Tratemos agora da questão da imigração. Aqui Trump conseguiu uma clara vantagem por três motivos: a dialéctica partidária, a incumbência de Harris e a comunicação republicana.
A imigração – o tópico politicamente incorrecto por excelência – é um dos temas mais relevantes na Europa e na América do Norte. O partido republicano parte em vantagem face ao partido democrata nesta questão, a velha dicotomia direita contra esquerda é aqui operativa. Os independentes – os não afiliados em nenhum dos dois grandes partidos – estão cada vez mais conscientes sobre os desafios que a imigração coloca, e isso faz muitos deles penderem para o lado republicano.
Kamala Harris é de momento vice-presidente dos Estados Unidos da América. Essa incumbência é um fardo, e Trump utilizou essa realidade na sua última intervenção. Desmascarou Harris que disse que vai fazer isto e vai fazer aquilo e perguntou-lhe porque é que não o fez durante estes três anos e meio…uma seta envenenada deixada sem resposta, pois foi Trump quem fechou o debate devido a ter ganho na moeda ao ar.
Quiçá o terceiro motivo seja o mais relevante: aquele que associa directamente a questão na fronteira sul norte-americana com a vice-presidente Harris.

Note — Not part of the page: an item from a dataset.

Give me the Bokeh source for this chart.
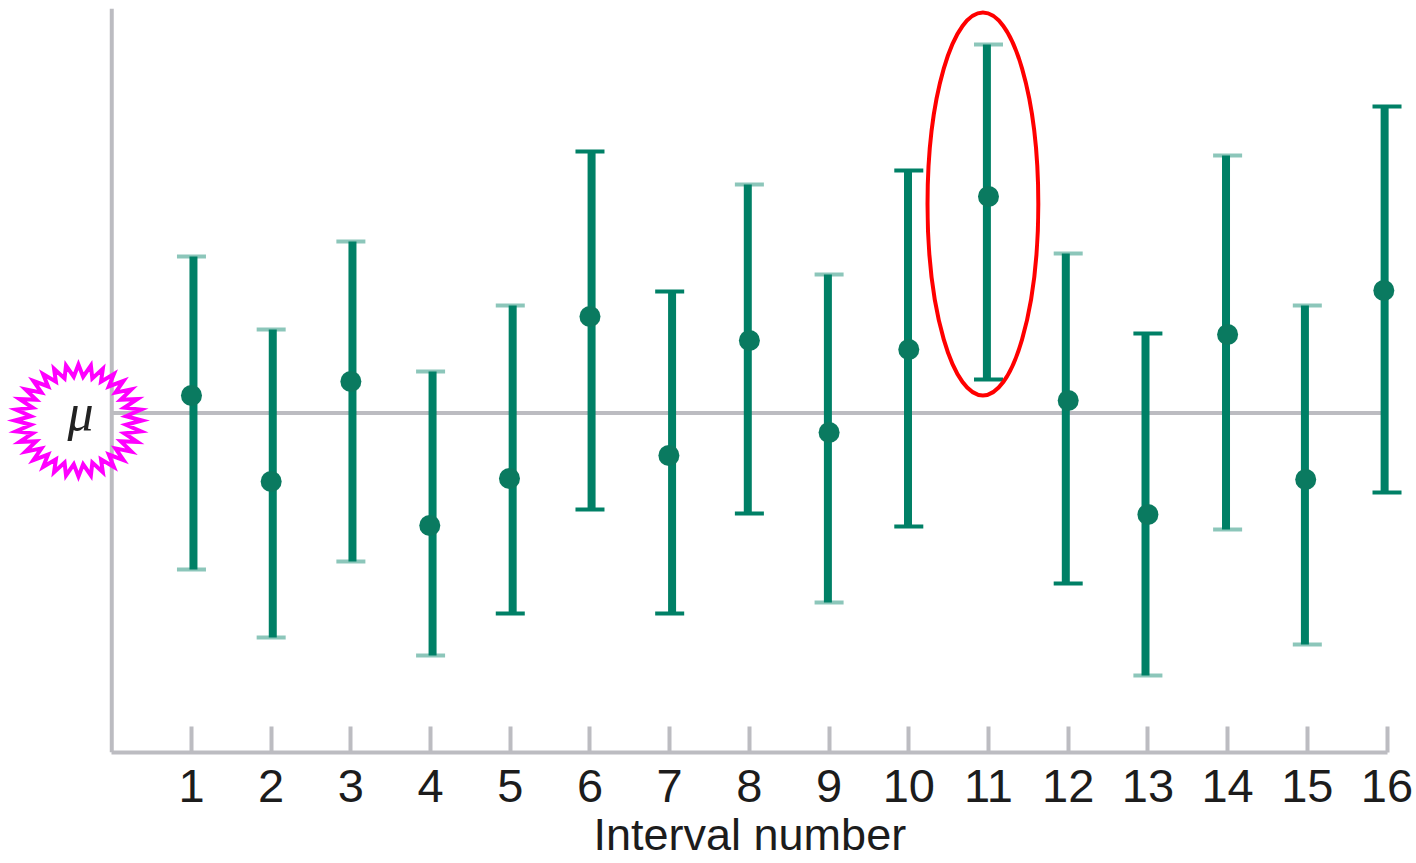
import numpy as np
from bokeh.plotting import figure
from bokeh.models import FixedTicker, ColumnDataSource, Title
from bokeh.core.properties import value
from bokeh.embed import file_html
from bokeh.resources import INLINE

intervals = list(range(1, 17))
means = [0.175, -0.685, 0.315, -1.125, -0.655, 0.965, -0.425, 0.725, -0.195, 0.635, 2.165, 0.125, -1.015, 0.785, -0.665, 1.225]
uppers = [1.565, 0.835, 1.715, 0.415, 1.075, 2.615, 1.215, 2.285, 1.385, 2.425, 3.685, 1.595, 0.795, 2.575, 1.075, 3.065]
lowers = [-1.565, -2.245, -1.485, -2.425, -2.005, -0.965, -2.005, -1.005, -1.895, -1.135, 0.335, -1.705, -2.625, -1.165, -2.315, -0.795]
bar_centers = [1.025, 2.02, 3.02, 4.025, 5.03, 6.02, 7.03, 7.98, 8.985, 9.99, 10.98, 11.97, 12.97, 13.98, 14.97, 15.97]
dot_centers = [1.0, 2.0, 3.0, 3.99, 4.99, 6.0, 6.99, 8.0, 9.0, 10.0, 11.0, 12.0, 13.0, 14.0, 14.98, 15.96]
crisp_upper = {6, 7, 10, 13, 16}
crisp_lower = {5, 6, 7, 8, 10, 11, 12, 16}
tick_labels = [str(i) for i in intervals]
x_label = "Interval number"
mu_label = "μ"

TEAL = "#008066"
GREY = "#bcbcc1"
Y_BOTTOM, Y_TOP = -3.395, 4.045

p = figure(width=1416, height=863, frame_width=1416, frame_height=744, output_backend="svg", toolbar_location=None,
           x_range=(-1.396, 16.37), y_range=(Y_BOTTOM, Y_TOP),
           min_border_left=0, min_border_right=0, min_border_top=8, min_border_bottom=111)
p.outline_line_color = None
p.grid.visible = False
p.yaxis.visible = False

ax = p.xaxis[0]
ax.bounds = (0, 16)
ax.ticker = FixedTicker(ticks=intervals)
ax.major_label_overrides = dict(zip(intervals, tick_labels))
ax.axis_line_color = GREY
ax.axis_line_width = 4
ax.major_tick_line_color = GREY
ax.major_tick_line_width = 4
ax.major_tick_in = 26
ax.major_tick_out = 0
ax.minor_tick_line_color = None
ax.major_label_text_font = "Liberation Sans"
ax.major_label_text_font_size = "47px"
ax.major_label_text_color = "#1c1c1c"
ax.major_label_standoff = 17

p.add_layout(Title(text=x_label, align="left", offset=593, standoff=4, vertical_align="bottom",
                   text_font="Liberation Sans", text_font_size="45px", text_font_style="normal",
                   text_color="#1c1c1c"), "below")

p.segment(x0=[0], y0=[Y_BOTTOM], x1=[0], y1=[Y_TOP], line_color=GREY, line_width=4)
p.segment(x0=[0], y0=[0], x1=[16], y1=[0], line_color=GREY, line_width=4)

# intervals
p.segment(x0=bar_centers, y0=lowers, x1=bar_centers, y1=uppers, line_color=TEAL, line_width=8)

cap = 0.182
caps = ColumnDataSource(dict(
    x0=[i - cap for i in intervals] * 2,
    x1=[i + cap for i in intervals] * 2,
    y=uppers + lowers,
    a=[1.0 if i in crisp_upper else 0.45 for i in intervals] + [1.0 if i in crisp_lower else 0.45 for i in intervals],
))
p.segment(x0="x0", y0="y", x1="x1", y1="y", source=caps, line_color=TEAL, line_width=4, line_alpha="a")

p.scatter(dot_centers, means, size=21, marker="circle", fill_color="#0a7a60", line_color=None)

# red highlight around interval 11
p.ellipse(x=[10.93], y=[2.09], width=[1.39], height=[3.83], fill_color=None,
          line_color="#ff0000", line_width=4)

# starburst around mu
n = 32
ang = np.pi / 2 + np.arange(2 * n) * np.pi / n
rx = np.where(np.arange(2 * n) % 2 == 0, 0.80, 0.60)
ry = np.where(np.arange(2 * n) % 2 == 0, 0.56, 0.44)
p.patch(-0.418 + rx * np.cos(ang), -0.075 + ry * np.sin(ang), fill_color=None,
        line_color="#ff00ff", line_width=4, line_join="miter")

p.text(x=[-0.393], y=[0.005], text=[mu_label], text_font=value("Liberation Serif"),
       text_font_style="italic", text_font_size="52px", text_color="#222222",
       text_align="center", text_baseline="alphabetic")

open("out.html", "w").write(file_html(p, INLINE))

O título oficioso de Czar da Fronteira – Border Czar em inglês – foi efectivamente atribuído a Harris. Isto permite à narrativa republicana implicá-la directamente na questão migratória. O problema não é da administração democrata em geral mas sim dela como responsável política individual. Os democratas nunca conseguiram contrariar esta associação.

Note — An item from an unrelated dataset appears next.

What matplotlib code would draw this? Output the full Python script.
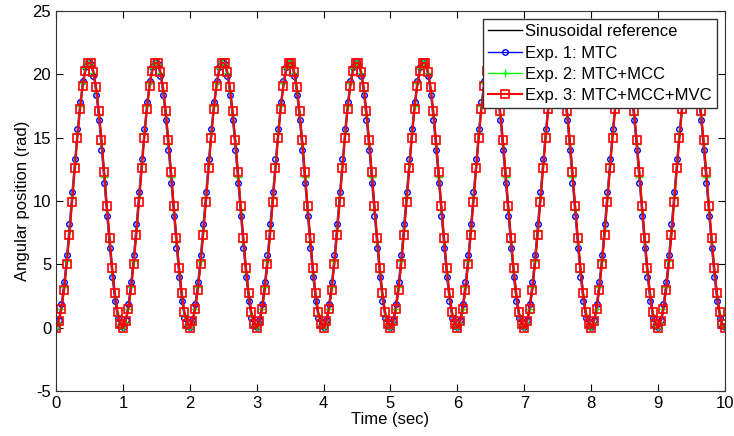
import numpy as np
import matplotlib
matplotlib.use('Agg')
import matplotlib.pyplot as plt

# one period (1 s) of each signal, samples every 0.04 s
dt = 0.04
n_cycles = 10
ref_cycle = [0.0, 0.33, 1.30, 2.85, 4.87, 7.26, 9.84, 12.47, 14.97, 17.19, 18.99,
             20.26, 20.92, 20.92, 20.26, 18.99, 17.19, 14.97, 12.47, 9.84, 7.26,
             4.87, 2.85, 1.30, 0.33]
exp1_cycle = [0.05, 0.6, 1.9, 3.6, 5.7, 8.2, 10.7, 13.3, 15.7, 17.8, 19.5,
              20.6, 21.0, 20.8, 19.9, 18.4, 16.4, 14.0, 11.4, 8.8, 6.3,
              4.0, 2.1, 0.8, 0.1]
exp2_cycle = [0.0, 0.4, 1.5, 3.2, 5.3, 7.7, 10.3, 12.9, 15.4, 17.5, 19.3,
              20.5, 21.0, 20.8, 20.1, 18.7, 16.8, 14.5, 11.9, 9.3, 6.8,
              4.4, 2.5, 1.0, 0.2]
exp3_cycle = [0.0, 0.5, 1.5, 3.0, 5.0, 7.3, 9.9, 12.6, 15.0, 17.3, 19.1,
              20.3, 20.9, 20.9, 20.2, 19.0, 17.1, 14.8, 12.3, 9.6, 7.1,
              4.7, 2.7, 1.2, 0.3]

t = np.arange(n_cycles * len(ref_cycle) + 1) * dt
ref = np.append(np.tile(ref_cycle, n_cycles), ref_cycle[0])
exp1 = np.append(np.tile(exp1_cycle, n_cycles), exp1_cycle[0])
exp2 = np.append(np.tile(exp2_cycle, n_cycles), exp2_cycle[0])
exp3 = np.append(np.tile(exp3_cycle, n_cycles), exp3_cycle[0])

plt.rcParams['font.family'] = ['Arial', 'Liberation Sans', 'DejaVu Sans']
plt.rcParams['axes.unicode_minus'] = False

fig = plt.figure(figsize=(7.34, 4.36), dpi=100)
ax = fig.add_axes([0.0763, 0.1032, 0.9114, 0.8716])

ax.plot(t, ref, color='k', lw=1.0, label='Sinusoidal reference')
ax.plot(t, exp1, color='#0000ff', lw=1.0, marker='o', ms=4, mfc='none',
        mew=1.0, label='Exp. 1: MTC')
ax.plot(t, exp2, color='#00ff00', lw=1.0, marker='+', ms=6, mew=1.0,
        label='Exp. 2: MTC+MCC')
ax.plot(t, exp3, color='#ff0000', lw=1.5, marker='s', ms=6, mfc='none',
        mew=1.2, label='Exp. 3: MTC+MCC+MVC')

ax.set_xlim(0, 10)
ax.set_ylim(-5, 25)
ax.set_xticks(np.arange(0, 11, 1))
ax.set_yticks(np.arange(-5, 26, 5))
ax.tick_params(direction='in', top=True, right=True, labelsize=12, length=5)
ax.set_xlabel('Time (sec)', fontsize=12, labelpad=1)
ax.set_ylabel('Angular position (rad)', fontsize=12, labelpad=2)
for s in ax.spines.values():
    s.set_color('#333333')

leg = ax.legend(loc='upper right', fontsize=12, fancybox=False, framealpha=1,
                edgecolor='#333333', borderpad=0.3, labelspacing=0.38,
                handlelength=2.0, handletextpad=0.2, borderaxespad=0.5)

fig.savefig('out.png', dpi=100)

Harris, para ganhar, vai ter que falar menos do aborto e mais da economia; menos do perigo que Trump colocaria ao sistema norte-americano e mais das suas promessas incumpridas no primeiro mandato.
Se Joe Biden pudesse ser removido da equação o debate teria sido um empate. Mas Trump não o permitiu, o que lhe deu uma ligeira vantagem quando a contenda chegou ao fim. O maior problema de Harris, neste momento, é Joe Biden. Mas logo depois do debate, o momento que pode decidir esta eleição veio apaziguar Harris.
Taylor Swift apoia a candidata democrata. Normalmente não pensamos que as celebridades tenham um impacto decisivo numa eleição, mas Swift não é uma celebridade regular, Swift é uma força sem paragão. Escrevemos – ainda era Biden o candidato democrata – em Itália que ela era a mulher entre Trump e a Casa Branca. Não mudámos de opinião. Trump ganha o debate mas perde o seu rescaldo com a decisão de Swift.
A ver vamos se existirá mais algum debate presidencial. Parece-nos improvável vermos mais dois. Se existir um segundo debate entre Harris e Trump deverá ser em Outubro, depois do debate dos vices entre Walz e Vance, que se realizará no primeiro dia desse mês.